HIPAA Regulatory Alert: Free resources help with risk assessments
If consultant is needed, follow these suggestions
New provisions and clarifications in the Health Insurance Portability and Accountability Act (HIPAA) omnibus rule might have some hospitals scrambling to determine their compliance level, but it might not be a situation that requires outside help.
“Organizations should always return to a risk assessment when there are questions about compliance or changes in regulations,” says Judi Hofman, CHP, CHSS, CAP, privacy and security officer at St. Charles Health System in Portland, OR. “A high level assessment can help you quickly identify gaps that you can address in more detail.”
Although some organizations might find it beneficial to hire an outside consultant to help with the assessment, there are free resources that might meet your needs, says Hofman. The American Health Information Management Association (AHIMA), is a national health information management professional association that offers free resources, she says. (Go to http://www.ahima.org and select “resources,” and then choose “Privacy, Security and Confidentiality.”) “And state chapters of AHIMA are also producing best practices to share among members,” she says. A list of AHIMA state chapters can be found at http://www.ahima.org/about/csa.aspx. Another free source of guidance includes the Department of Health and Human Services’ Office of the National Coordinator for Health Information Technology (ONC) at http://www.healthit.gov. (Select “For Providers & Professionals.”)
State hospital associations often have an information technology committee actively working on guidance as well, says Hofman. “There is free guidance if a hospital doesn’t have the financial resources for outside help,” she says.
If the decision is made to hire an outside consultant, Hofman recommends the following:
• Decide what services you need before talking with consultants.
“Do you want a full risk assessment but not a mitigation work plan, or do you want both?” Hofman asks. “It’s important to know exactly what you want before interviewing consultants because you want to determine the scope of the project, not ask the consultant to do so.”
• Use a committee to evaluate consultants.
Invite everyone who will be affected by results of a risk assessment to help evaluate a consultant’s skill, experience, and approach, says Hofman. “Obviously, the privacy and security officers should be included, but also include the information technology managers and other key hospital leaders.” Their involvement at the start of the project will ensure continuity as gaps are identified and mitigation plans developed, she explains.
• Remember consultant’s perspective.
“Don’t be surprised to receive a list of gaps in your compliance plan,” says Hofman. “Consultants are paid to find risks, so they will give you a comprehensive list to justify their fees.” The key is to evaluate the risks identified by the consultant carefully, she says. “Ask yourself if the deficiencies are correctable or if they are not a priority at this time.”
• Ask state association and other hospitals for recommendations.
“It is best to have recommendations for consultants from people you trust,” says Hofman. By turning to other healthcare organizations in your area, you can be sure to find someone who knows healthcare and has the skill and experience to handle your risk assessment, she adds.
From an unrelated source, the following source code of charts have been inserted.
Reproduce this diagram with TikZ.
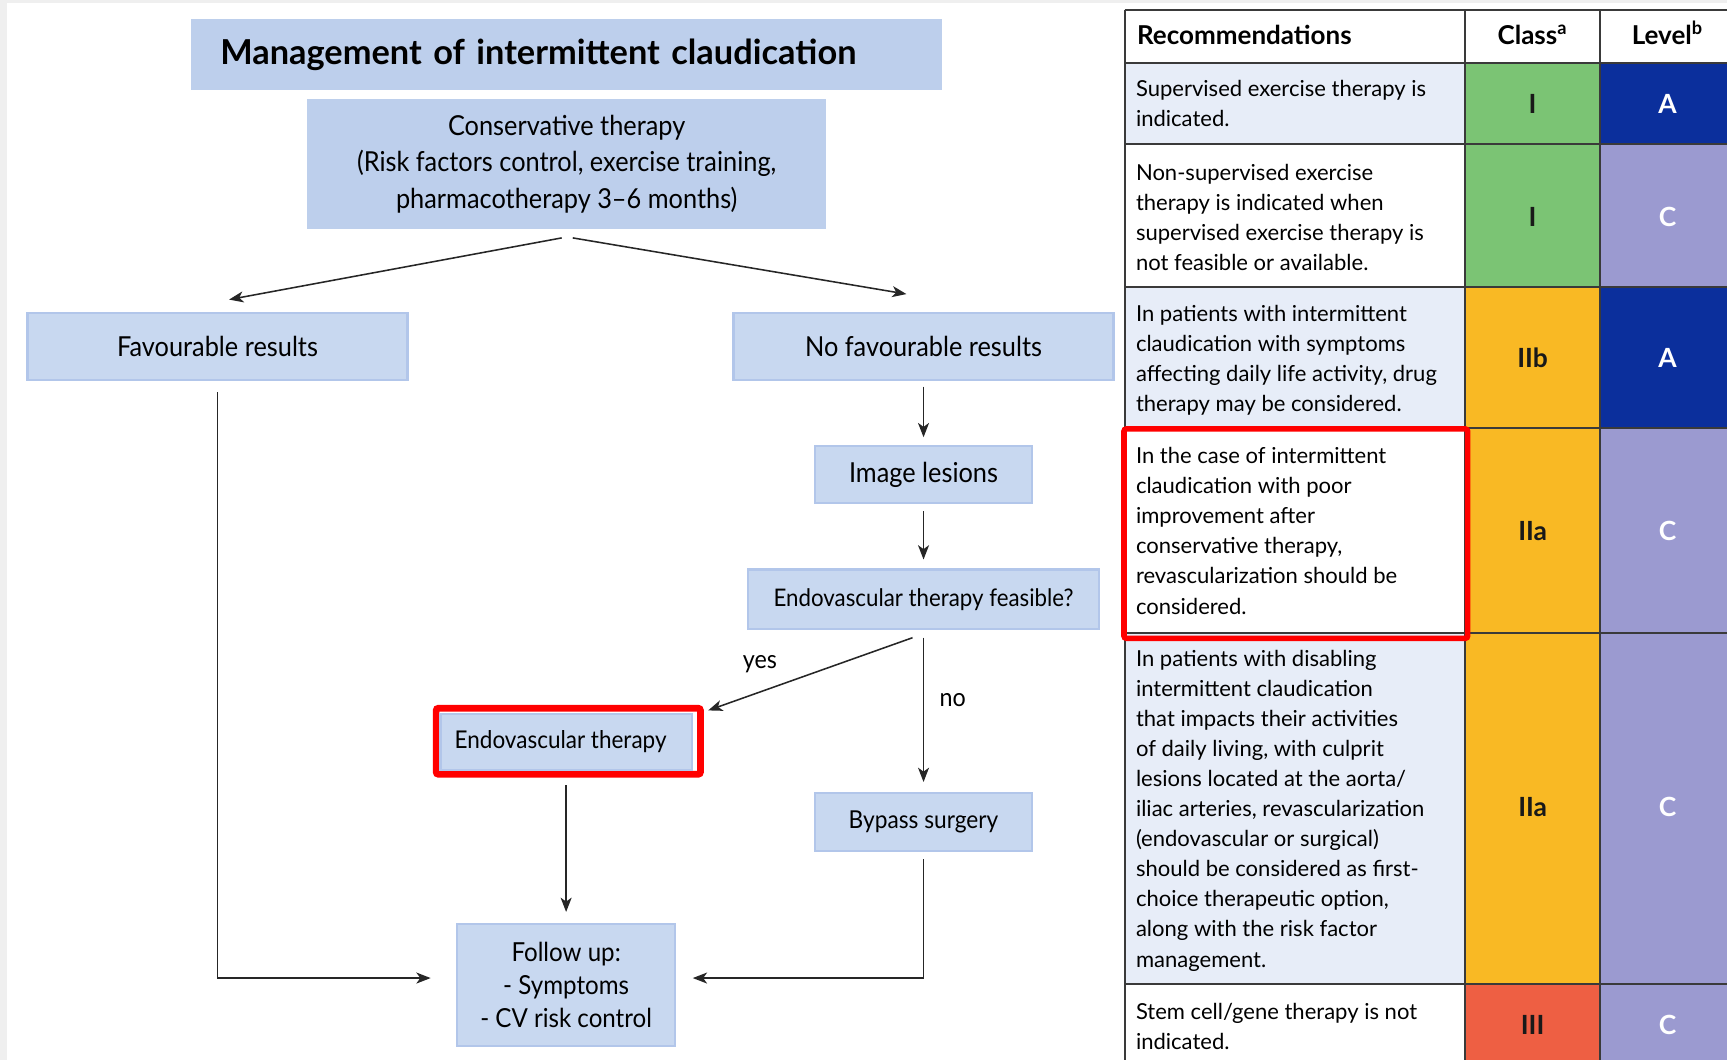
\documentclass[tikz,border=0pt]{standalone}
\usepackage{fontspec}
\setmainfont{Lato}
\newfontfamily\flowfont[FakeStretch=0.92]{Lato}
\usetikzlibrary{arrows.meta,calc}
\definecolor{boxblue}{HTML}{C8D8F0}
\definecolor{titleblue}{HTML}{BDCFEC}
\definecolor{boxedge}{HTML}{B2C6EA}
\definecolor{rowlight}{HTML}{E7EDF8}
\definecolor{cgreen}{HTML}{7BC474}
\definecolor{corange}{HTML}{F9B924}
\definecolor{cred}{HTML}{EE5F43}
\definecolor{cdblue}{HTML}{0B2F9C}
\definecolor{clav}{HTML}{9B9AD0}
\definecolor{gridc}{HTML}{3A3A3A}
\definecolor{hired}{HTML}{FF0000}
\definecolor{bggray}{HTML}{EFEFEF}
\begin{document}
\begin{tikzpicture}[x=0.5pt,y=-0.5pt,
  sz/.style 2 args={minimum width={#1*0.5pt},minimum height={#2*0.5pt}},
  fbox/.style={fill=boxblue,draw=boxedge,line width=1pt,inner sep=0pt,align=center,
    font=\flowfont\fontsize{12.5}{16.5}\selectfont},
  fs/.style={font=\flowfont\fontsize{#1}{16.5}\selectfont},
  arr/.style={draw=black!85,line width=0.7pt,-{Stealth[length=6.5pt,width=5pt,inset=1.8pt]}},
  lbl/.style={inner sep=0pt,font=\flowfont\fontsize{11.5}{14}\selectfont},
  rec/.style={anchor=base west,inner sep=0pt,align=left,font=\fontsize{10}{13.65}\selectfont},
  cls/.style={inner sep=0pt,font=\bfseries\fontsize{12}{14}\selectfont,text=black!90},
  lvl/.style={inner sep=0pt,font=\bfseries\fontsize{12}{14}\selectfont,text=white},
  hdr/.style={anchor=base,inner sep=0pt,font=\bfseries\fontsize{11.8}{14}\selectfont},
  gridline/.style={draw=gridc,line width=0.9pt},
  redframe/.style={draw=hired,line width=3pt,rounded corners=1pt,inner sep=0pt}
]
\useasboundingbox (0,0) rectangle (1568,962);
\fill[bggray] (0,0) rectangle (1568,962);
\fill[white] (6,3) rectangle (1568,962);

% ---------------- flowchart ----------------
\node[fill=titleblue,inner ysep=0pt,inner xsep=13.5pt,text width=314pt,align=left,
  minimum height=32.5pt,font=\bfseries\fontsize{15.6}{18}\selectfont] (title) at (514,49.5)
  {Management of intermittent claudication};
\node[fbox,fill=titleblue,draw=none,sz={471}{118}] (cons) at (514.5,149)
  {Conservative therapy\\(Risk factors control, exercise training,\\pharmacotherapy 3–6 months)};
\node[fbox,sz={345}{61}] (fav) at (197.5,314.5) {Favourable results};
\node[fbox,sz={345}{61}] (nofav) at (838.5,314.5) {No favourable results};
\node[fbox,sz={197}{52}] (img) at (838.5,431) {Image lesions};
\node[fbox,fs=11,sz={319}{54}] (feas) at (838.5,544) {Endovascular therapy feasible?};
\node[redframe,sz={240}{60}] (endof) at (516,673) {};
\node[fbox,fs=11.1,sz={228}{51}] (endo) at (514,673.5) {\hspace*{-5pt}Endovascular therapy};
\node[fbox,fs=11.2,sz={197}{53}] (bypass) at (838.5,746.5) {Bypass surgery};
\node[fbox,sz={198}{111},font=\flowfont\fontsize{11.9}{15}\selectfont] (follow) at (514,894.5)
  {Follow up:\\- Symptoms\\- CV risk control};
\node[lbl] (yes) at (690,603) {yes};
\node[lbl] (no) at (865,636) {no};

\draw[arr] ($(cons.south)+(-4.5,7)$) -- ($(fav.north)+(10.5,-11)$);
\draw[arr] ($(cons.south)+(5.5,7)$) -- ($(nofav.north)+(-15.5,-16)$);
\draw[arr] ($(nofav.south)+(0,5)$) -- ($(img.north)+(0,-7)$);
\draw[arr] ($(img.south)+(0,6)$) -- ($(feas.north)+(0,-8)$);
\draw[arr] ($(feas.south)+(-10,7)$) -- ($(endof.north east)+(4,5)$);
\draw[arr] ($(feas.south)+(0,7)$) -- ($(bypass.north)+(0,-9)$);
\draw[arr] ($(endof.south)+(-2,7)$) -- ($(follow.north)+(0,-10)$);
\draw[arr] ($(fav.south)+(0,10)$) |- ($(follow.west)+(-23,-6.5)$);
\draw[arr] ($(bypass.south)+(0,6)$) |- ($(follow.east)+(15,-6.5)$);

% ---------------- table ----------------
\fill[white] (1021,9) rectangle (1575,57);
\fill[rowlight] (1021,57) rectangle (1330,131);
\fill[white] (1021,131) rectangle (1330,261);
\fill[rowlight] (1021,261) rectangle (1330,389);
\fill[white] (1021,389) rectangle (1330,575);
\fill[rowlight] (1021,575) rectangle (1330,893);
\fill[white] (1021,893) rectangle (1330,970);
\fill[cgreen] (1330,57) rectangle (1453,261);
\fill[corange] (1330,261) rectangle (1453,893);
\fill[cred] (1330,893) rectangle (1453,970);
\fill[cdblue] (1453,57) rectangle (1575,131);
\fill[clav] (1453,131) rectangle (1575,261);
\fill[cdblue] (1453,261) rectangle (1575,389);
\fill[clav] (1453,389) rectangle (1575,970);
\foreach \yy in {9,57,131,261,389,575,893} {\draw[gridline] (1021,\yy) -- (1575,\yy);}
\foreach \xx in {1021,1330,1453} {\draw[gridline] (\xx,9) -- (\xx,970);}

\node[hdr,anchor=base west] (h1) at (1032,40) {Recommendations};
\node[hdr] (h2) at (1391.5,40) {Class\textsuperscript{a}};
\node[hdr] (h3) at (1514,40) {Level\textsuperscript{b}};

% anchor base = baseline of the last line
\node[rec] (r1) at (1031,115.3) {Supervised exercise therapy is\\indicated.};
\node[rec] (r2) at (1031,245.9) {Non-supervised exercise\\therapy is indicated when\\supervised exercise therapy is\\not feasible or available.};
\node[rec] (r3) at (1031,373.9) {In patients with intermittent\\claudication with symptoms\\affecting daily life activity, drug\\therapy may be considered.};
\node[rec] (r4) at (1031,557.5) {In the case of intermittent\\claudication with poor\\improvement after\\conservative therapy,\\revascularization should be\\considered.};
\node[rec] (r5) at (1031,878) {In patients with disabling\\intermittent claudication\\that impacts their activities\\of daily living, with culprit\\lesions located at the aorta/\\iliac arteries, revascularization\\(endovascular or surgical)\\should be considered as first-\\choice therapeutic option,\\along with the risk factor\\management.};
\node[rec] (r6) at (1031,953.3) {Stem cell/gene therapy is not\\indicated.};

\node[cls] (c1) at (1391.5,94) {I};
\node[cls] (c2) at (1391.5,197) {I};
\node[cls] (c3) at (1391.5,325) {IIb};
\node[cls] (c4) at (1391.5,482) {IIa};
\node[cls] (c5) at (1391.5,733) {IIa};
\node[cls] (c6) at (1391.5,931) {III};
\node[lvl] (l1) at (1514,94) {A};
\node[lvl] (l2) at (1514,197) {C};
\node[lvl] (l3) at (1514,325) {A};
\node[lvl] (l4) at (1514,482) {C};
\node[lvl] (l5) at (1514,733) {C};
\node[lvl] (l6) at (1514,931) {C};

\node[redframe,line width=2.5pt,sz={312}{190}] (hl) at (1176.5,484.5) {};
\end{tikzpicture}
\end{document}
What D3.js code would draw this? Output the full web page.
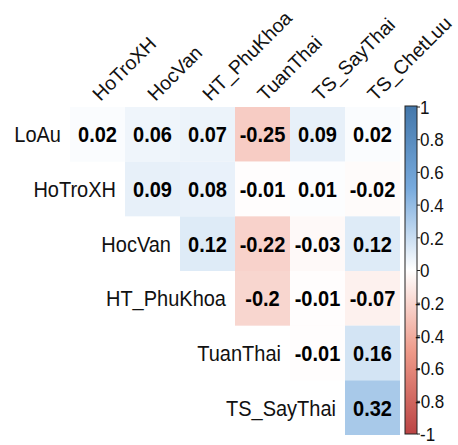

While the potential cost is prohibitive to some organizations, the benefits of an outside consultant include a subjective, third party assessment, points out Hofman. “Consultants usually arrive with a team of people to focus only on the assessment, which frees you up to do your work,” she says. “This is helpful because it is hard to conduct a thorough risk assessment and stay current with day-to-day responsibilities at the same time.”